Figure 2.4 Traditional Client/Server Architectures

Although a given C/S application can be architected in any of these configurations, the remote data and distributed program configurations are used heavily at present. The remote data configuration at present is very popular for departmental applications and is heavily supported by numerous database vendors (as a matter of fact this configuration is used to represent typical two-tiered architectures that rely on remote SQL). Most data warehouses also use a remote data configuration because the data warehouse tools can reside on user workstations and issue remote SQL calls to the data warehouse (we will discuss data warehouses in Chapter 10). However, the distributed programs configuration is very useful for enterprisewide applications, because the application programs on both sides can exchange information through messages.

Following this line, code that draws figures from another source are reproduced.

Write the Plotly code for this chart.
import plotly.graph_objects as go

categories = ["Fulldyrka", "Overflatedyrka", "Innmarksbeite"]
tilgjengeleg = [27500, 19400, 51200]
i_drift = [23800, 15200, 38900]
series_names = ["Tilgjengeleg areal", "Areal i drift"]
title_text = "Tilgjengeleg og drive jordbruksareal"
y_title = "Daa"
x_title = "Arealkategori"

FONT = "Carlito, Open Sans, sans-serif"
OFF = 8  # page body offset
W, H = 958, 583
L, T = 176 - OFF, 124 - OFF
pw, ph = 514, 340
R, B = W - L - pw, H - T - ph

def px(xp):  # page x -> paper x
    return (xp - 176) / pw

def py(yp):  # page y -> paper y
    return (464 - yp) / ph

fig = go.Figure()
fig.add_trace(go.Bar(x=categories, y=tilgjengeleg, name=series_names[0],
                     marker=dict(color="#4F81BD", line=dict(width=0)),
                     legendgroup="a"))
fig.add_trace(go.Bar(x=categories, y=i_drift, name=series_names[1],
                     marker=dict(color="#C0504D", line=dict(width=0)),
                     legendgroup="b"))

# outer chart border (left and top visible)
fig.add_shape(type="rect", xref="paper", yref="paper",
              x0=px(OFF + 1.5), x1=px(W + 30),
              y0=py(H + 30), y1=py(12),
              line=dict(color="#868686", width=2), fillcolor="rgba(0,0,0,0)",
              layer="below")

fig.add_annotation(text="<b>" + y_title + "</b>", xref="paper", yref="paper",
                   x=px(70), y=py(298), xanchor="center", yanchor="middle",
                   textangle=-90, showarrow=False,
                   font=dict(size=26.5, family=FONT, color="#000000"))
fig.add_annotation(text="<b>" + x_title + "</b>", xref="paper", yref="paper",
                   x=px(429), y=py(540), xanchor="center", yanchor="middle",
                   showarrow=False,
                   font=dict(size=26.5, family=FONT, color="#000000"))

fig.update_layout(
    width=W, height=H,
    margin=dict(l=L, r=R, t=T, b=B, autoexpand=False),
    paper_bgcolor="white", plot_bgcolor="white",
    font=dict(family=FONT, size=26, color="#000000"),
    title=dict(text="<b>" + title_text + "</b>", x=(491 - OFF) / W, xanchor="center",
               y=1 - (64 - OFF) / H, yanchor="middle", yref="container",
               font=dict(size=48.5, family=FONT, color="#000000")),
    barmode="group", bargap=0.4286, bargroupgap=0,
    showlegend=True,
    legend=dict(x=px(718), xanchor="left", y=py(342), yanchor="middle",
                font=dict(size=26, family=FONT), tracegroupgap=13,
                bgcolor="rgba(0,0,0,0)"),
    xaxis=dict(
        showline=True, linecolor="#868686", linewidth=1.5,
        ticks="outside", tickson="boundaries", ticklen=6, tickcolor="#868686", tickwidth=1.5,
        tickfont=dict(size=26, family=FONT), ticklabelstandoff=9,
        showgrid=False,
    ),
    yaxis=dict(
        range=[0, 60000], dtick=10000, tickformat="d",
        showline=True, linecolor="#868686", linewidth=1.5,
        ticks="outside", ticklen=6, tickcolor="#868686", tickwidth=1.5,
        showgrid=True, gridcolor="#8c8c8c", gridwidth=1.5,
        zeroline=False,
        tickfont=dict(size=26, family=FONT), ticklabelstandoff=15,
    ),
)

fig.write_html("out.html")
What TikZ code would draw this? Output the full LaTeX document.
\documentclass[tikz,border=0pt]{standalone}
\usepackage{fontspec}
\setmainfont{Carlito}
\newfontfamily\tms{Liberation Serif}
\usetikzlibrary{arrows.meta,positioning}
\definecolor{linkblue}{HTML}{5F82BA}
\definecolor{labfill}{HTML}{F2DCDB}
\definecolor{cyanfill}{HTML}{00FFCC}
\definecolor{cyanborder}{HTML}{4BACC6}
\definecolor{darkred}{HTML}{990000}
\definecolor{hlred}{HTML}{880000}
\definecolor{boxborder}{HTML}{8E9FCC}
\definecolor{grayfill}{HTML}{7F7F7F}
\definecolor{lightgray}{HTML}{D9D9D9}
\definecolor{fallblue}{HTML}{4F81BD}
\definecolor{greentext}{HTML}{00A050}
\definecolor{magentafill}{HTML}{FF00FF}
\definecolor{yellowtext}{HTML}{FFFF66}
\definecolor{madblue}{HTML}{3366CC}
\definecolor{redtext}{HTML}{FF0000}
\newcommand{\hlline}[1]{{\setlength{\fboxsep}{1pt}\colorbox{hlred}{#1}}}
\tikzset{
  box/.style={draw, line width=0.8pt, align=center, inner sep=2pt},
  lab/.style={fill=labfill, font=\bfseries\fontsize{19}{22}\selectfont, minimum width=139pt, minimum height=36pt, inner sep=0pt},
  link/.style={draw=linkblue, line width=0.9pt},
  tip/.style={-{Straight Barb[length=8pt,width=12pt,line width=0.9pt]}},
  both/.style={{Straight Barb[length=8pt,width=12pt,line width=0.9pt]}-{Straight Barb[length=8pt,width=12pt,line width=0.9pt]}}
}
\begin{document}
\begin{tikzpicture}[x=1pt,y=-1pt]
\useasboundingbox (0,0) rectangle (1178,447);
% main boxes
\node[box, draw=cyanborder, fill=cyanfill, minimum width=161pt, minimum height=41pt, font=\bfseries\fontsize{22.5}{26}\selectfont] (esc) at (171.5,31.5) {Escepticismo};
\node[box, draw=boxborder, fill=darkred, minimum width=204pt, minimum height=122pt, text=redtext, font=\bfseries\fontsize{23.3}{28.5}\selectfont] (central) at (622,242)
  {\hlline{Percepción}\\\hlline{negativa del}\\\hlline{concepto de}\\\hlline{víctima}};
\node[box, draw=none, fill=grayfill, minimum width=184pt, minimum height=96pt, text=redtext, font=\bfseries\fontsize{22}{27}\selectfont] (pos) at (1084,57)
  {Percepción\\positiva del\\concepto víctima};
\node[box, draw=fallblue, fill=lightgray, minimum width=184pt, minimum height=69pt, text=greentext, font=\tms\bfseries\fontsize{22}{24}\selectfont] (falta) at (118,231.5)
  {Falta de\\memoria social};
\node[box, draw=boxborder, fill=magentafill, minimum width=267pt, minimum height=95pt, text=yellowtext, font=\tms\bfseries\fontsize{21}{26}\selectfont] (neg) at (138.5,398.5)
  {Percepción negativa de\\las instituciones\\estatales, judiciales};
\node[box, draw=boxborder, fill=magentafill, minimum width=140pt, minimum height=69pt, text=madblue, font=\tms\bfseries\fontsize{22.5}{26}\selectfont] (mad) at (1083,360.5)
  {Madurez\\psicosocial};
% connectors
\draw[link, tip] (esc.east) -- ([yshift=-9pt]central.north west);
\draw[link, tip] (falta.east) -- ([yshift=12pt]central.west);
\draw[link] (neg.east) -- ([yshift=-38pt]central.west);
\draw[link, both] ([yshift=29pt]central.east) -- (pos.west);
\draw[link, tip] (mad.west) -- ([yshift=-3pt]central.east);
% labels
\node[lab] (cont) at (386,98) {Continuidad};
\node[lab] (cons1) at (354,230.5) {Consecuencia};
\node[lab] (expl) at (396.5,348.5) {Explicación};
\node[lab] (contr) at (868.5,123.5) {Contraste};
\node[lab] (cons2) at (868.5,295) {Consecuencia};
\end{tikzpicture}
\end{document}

2.2.4 OSF DCE–A Client/Server Environment

The Open Software Foundation (OSF) Distributed Computing Environment (DCE) packages and implements "open" and de facto standards into an environment for distributed client/server computing. OSF DCE, also commonly known as DCE, is currently available on a wide range of computing platforms such as UNIX, OS/2, and IBM MVS. Figure 2.5 shows a conceptual view of OSF DCE. The applications are at the highest level and the OSI transport services are at the lowest level in DCE (at present, DCE uses the TCP/IP transport services). The security and management functions are built at various levels and are applicable to all components. The distributed file access to get at remotely located data, naming services for accessing objects across the network, remote procedure calls (RPCs), and presentation services are at the core of DCE. As can be seen RPCs are at the core of DCE. Additional information about DCE can be found in Rosenberry [1993].